# WORK INSTRUCTIONS:
Output the material exactly, but drop every image it holds.

"""

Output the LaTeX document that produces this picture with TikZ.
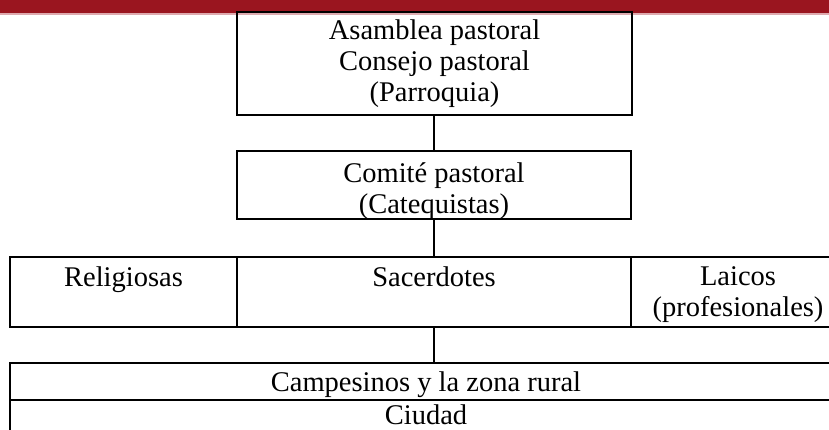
\documentclass[tikz,border=0pt]{standalone}
\usepackage{fontspec}
\setmainfont{Liberation Serif}
\definecolor{barred}{RGB}{154,21,31}
\definecolor{barpink}{RGB}{222,170,175}
\tikzset{
	cell/.style={draw, line width=2.9pt, inner sep=0pt, outer sep=0pt},
	txt/.style={font=\fontsize{28.5}{31}\selectfont, align=center, inner sep=0pt, anchor=north},
	link/.style={line width=2.5pt}
}

\begin{document}
\begin{tikzpicture}[x=1pt,y=-1pt]
	\useasboundingbox (0,0) rectangle (829,430);
	\clip (0,0) rectangle (829,430);
	% header bar
	\fill[barred] (0,0) rectangle (829,13);
	\draw[barpink, line width=1.6pt] (0,14.2) -- (829,14.2);
	% boxes
	\node[cell, minimum width=395pt, minimum height=103pt] (asamblea) at (434.5,63.5) {};
	\node[cell, minimum width=394pt, minimum height=68pt] (comite) at (434,185) {};
	\node[cell, minimum width=227pt, minimum height=70pt] (religiosas) at (123.5,292) {};
	\node[cell, minimum width=394pt, minimum height=70pt] (sacerdotes) at (434,292) {};
	\node[cell, minimum width=217pt, minimum height=70pt] (laicos) at (739.5,292) {};
	\node[cell, minimum width=838pt, minimum height=37pt] (campesinos) at (429,381.5) {};
	\node[cell, minimum width=838pt, minimum height=40pt] (ciudad) at (429,420) {};
	% texts
	\node[txt] (asambleaT) at (434.5,19.5) {Asamblea pastoral\\Consejo pastoral\\(Parroquia)};
	\node[txt] (comiteT) at (434,162) {Comité pastoral\\(Catequistas)};
	\node[txt] (religiosasT) at (123.5,266.5) {Religiosas};
	\node[txt] (sacerdotesT) at (434,266.5) {Sacerdotes};
	\node[txt] (laicosT) at (738,266.5) {Laicos\\(profesionales)};
	\node[txt] (campesinosT) at (426,371.5) {Campesinos y la zona rural};
	\node[txt] (ciudadT) at (426,404.5) {Ciudad};
	% connectors
	\draw[link] (comite.north |- asamblea.south) -- (comite.north);
	\draw[link] (comite.south) -- (sacerdotes.north);
	\draw[link] (sacerdotes.south) -- (sacerdotes.south |- campesinos.north);
\end{tikzpicture}
\end{document}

"""

# SOLVED EXERCISE:
Output the LaTeX document that produces this picture with TikZ.
\documentclass[tikz,border=0pt]{standalone}
\usepackage{fontspec}
\setmainfont{Liberation Serif}
\definecolor{barred}{RGB}{154,21,31}
\definecolor{barpink}{RGB}{222,170,175}
\tikzset{
	cell/.style={draw, line width=2.9pt, inner sep=0pt, outer sep=0pt},
	txt/.style={font=\fontsize{28.5}{31}\selectfont, align=center, inner sep=0pt, anchor=north},
	link/.style={line width=2.5pt}
}

\begin{document}
\begin{tikzpicture}[x=1pt,y=-1pt]
	\useasboundingbox (0,0) rectangle (829,430);
	\clip (0,0) rectangle (829,430);
	% header bar
	\fill[barred] (0,0) rectangle (829,13);
	\draw[barpink, line width=1.6pt] (0,14.2) -- (829,14.2);
	% boxes
	\node[cell, minimum width=395pt, minimum height=103pt] (asamblea) at (434.5,63.5) {};
	\node[cell, minimum width=394pt, minimum height=68pt] (comite) at (434,185) {};
	\node[cell, minimum width=227pt, minimum height=70pt] (religiosas) at (123.5,292) {};
	\node[cell, minimum width=394pt, minimum height=70pt] (sacerdotes) at (434,292) {};
	\node[cell, minimum width=217pt, minimum height=70pt] (laicos) at (739.5,292) {};
	\node[cell, minimum width=838pt, minimum height=37pt] (campesinos) at (429,381.5) {};
	\node[cell, minimum width=838pt, minimum height=40pt] (ciudad) at (429,420) {};
	% texts
	\node[txt] (asambleaT) at (434.5,19.5) {Asamblea pastoral\\Consejo pastoral\\(Parroquia)};
	\node[txt] (comiteT) at (434,162) {Comité pastoral\\(Catequistas)};
	\node[txt] (religiosasT) at (123.5,266.5) {Religiosas};
	\node[txt] (sacerdotesT) at (434,266.5) {Sacerdotes};
	\node[txt] (laicosT) at (738,266.5) {Laicos\\(profesionales)};
	\node[txt] (campesinosT) at (426,371.5) {Campesinos y la zona rural};
	\node[txt] (ciudadT) at (426,404.5) {Ciudad};
	% connectors
	\draw[link] (comite.north |- asamblea.south) -- (comite.north);
	\draw[link] (comite.south) -- (sacerdotes.north);
	\draw[link] (sacerdotes.south) -- (sacerdotes.south |- campesinos.north);
\end{tikzpicture}
\end{document}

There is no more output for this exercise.